To impose the 75% penalty provided by section 6663, the Commissioner has the burden of proving for each relevant year (1) an underpayment of tax and (2) that the underpayment was due to fraud. See, e.g. , May v. Commissioner , 137 T.C. 147 (2011), aff’d per order , 2013 WL 1352477 (6th Cir. Feb. 19, 2013); Sadler v. Commissioner , 113 T.C. 99, 102 (1999); Parks v. Commissioner , 94 T.C. 654, 660-661 (1990). The latter burden is met if it is shown that the taxpayer intended to evade taxes known to be owing by conduct intended to conceal, mislead, or otherwise prevent the collection of such taxes. DiLeo v. Commissioner , 96 T.C. 858, 874 (1991), aff’d , 959 F.2d 16 (2d Cir. 1992).
Petitioner has conceded unreported income and the disallowance of substantial Schedule C deductions for each year. Respondent’s burden of proving the underpayments for each year thus has been met.

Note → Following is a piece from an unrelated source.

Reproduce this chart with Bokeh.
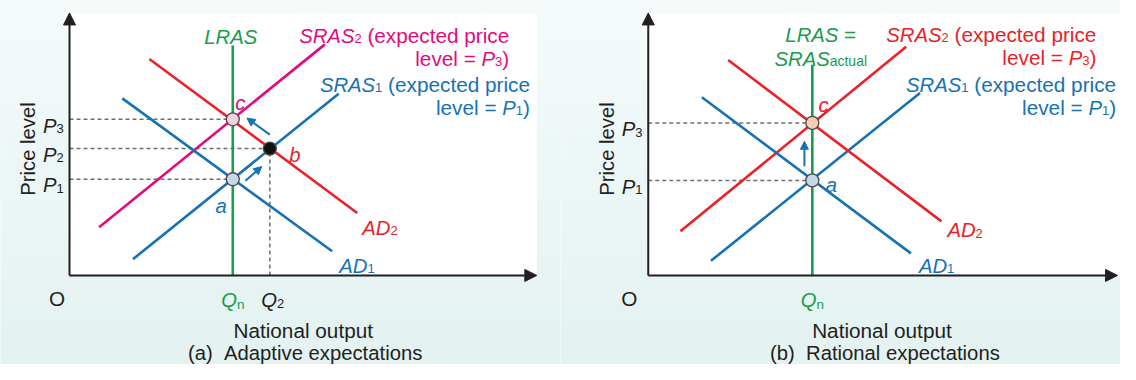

As to respondent’s second burden, fraud may be proven by circumstantial evidence, and the taxpayer’s entire course of conduct may establish the requisite fraudulent intent. Rowlee v. Commissioner , 80 T.C. 1111, 1123 (1983). In [*7] determining whether petitioner’s underpayment was due to fraud, we apply long-recognized “badges of fraud” evolved from cases analyzing section 6663 or former section 6653(b)(1). See, e.g. , Niedringhaus v. Commissioner , 99 T.C. 202, 211 (1992); see also Bradford v. Commissioner , 796 F.2d 303, 308 (9th Cir. 1986), aff’g T.C. Memo. 1984-601. Badges of fraud include (but are not limited to) a pattern of understated income, inadequate records, implausible or inconsistent explanations of behavior, concealing assets, failure to cooperate with tax authorities, filing of false documents, and lack of credibility. Bradford v. Commissioner , 796 F.2d at 307; Toussaint v. Commissioner , 743 F.2d 309, 312 (5th Cir. 1984), aff’g T.C. Memo. 1984-25. Misstatements during an audit, even by an unsophisticated taxpayer, may support a finding of fraud. See, e.g. , Ruark v. Commissioner , 449 F.2d 311 (9th Cir. 1971), aff’g T.C. Memo. 1969-48. Petitioner’s education and experience may be considered in determining whether he acted with fraudulent intent. See Scallen v. Commissioner , 877 F.2d 1364, 1370-1371 (8th Cir. 1989), aff’g T.C. Memo. 1987-412; Solomon v. Commissioner , 732 F.2d 1459, 1461 (6th Cir. 1984), aff’g T.C. Memo. 1982-603; Wright v. Commissioner , T.C. Memo. 2000-336, slip op. at 14.